Let $f:\Bbb R\to\Bbb R$ be uniformly continuous and suppose $F(x)=\int_0^x f(t)dt$ goes to $+\infty$ as $x\to+\infty $. The exercise asks to show that $F$ is at most of order of growth $2$, i.e. $\lim_{x\to+\infty}\frac{F(x)}{x^a} $ is non-zero only if $a\le2$.
I could solve this only assuming the differentiability of $f$. In this case, if the order is at least $2$ we must have $$\lim_{x\to+\infty}\frac{F(x)}{x^2}=\lim_{x\to+\infty}\frac{f(x)}{2x}=\lim_{x\to+\infty}\frac{f'(x)}{2}$$ and this cannot be infinite because by the mean value theorem it would contradict the u.c. of $f$.
What if $f$ is not everywhere differentiable, or even nowhere differentiable? I think there should be an approach moredirectly linked to the definition of u.c.
Let's show that if $f$ is uniformly continuous, then $|f(x)-f(0)| \leq Cx$ for some constant $C$. I think you can take on from here, then.
So, take $\epsilon=1$. By uniform continuity, we have a $K \in \mathbb{N}$ such that if $d(y_1,y_2)\leq1/K$, then $|f(y_1)-f(y_2)|<1$.

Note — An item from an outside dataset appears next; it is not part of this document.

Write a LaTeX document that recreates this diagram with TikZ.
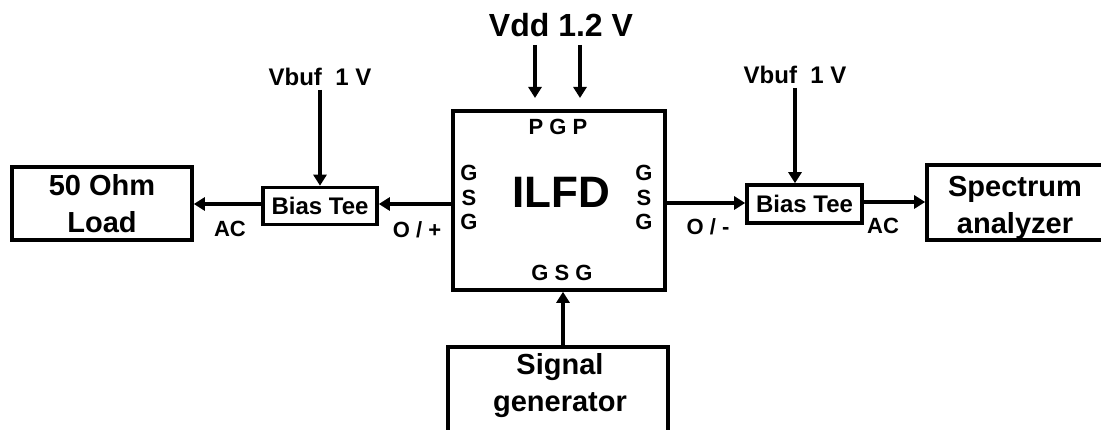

Letting $n$ be the largest natural number such that $\frac{n}{K}< x$, we have \begin{align*} |f(x)-f(0)| &\leq \sum_{i=0}^{n-1}\left|f\left(\frac{i+1}{k}\right)-f\left(\frac{i}{K}\right)\right|+\left|f\left(x\right)-f\left(\frac{n}{K}\right)\right| \\ &\leq n+1 \\ &=K \cdot \frac{n+1}{K}\\ &\leq K \cdot x. \end{align*} Noting that $K$ depends only on the fixed $\epsilon$ and not on $x$ yields the result.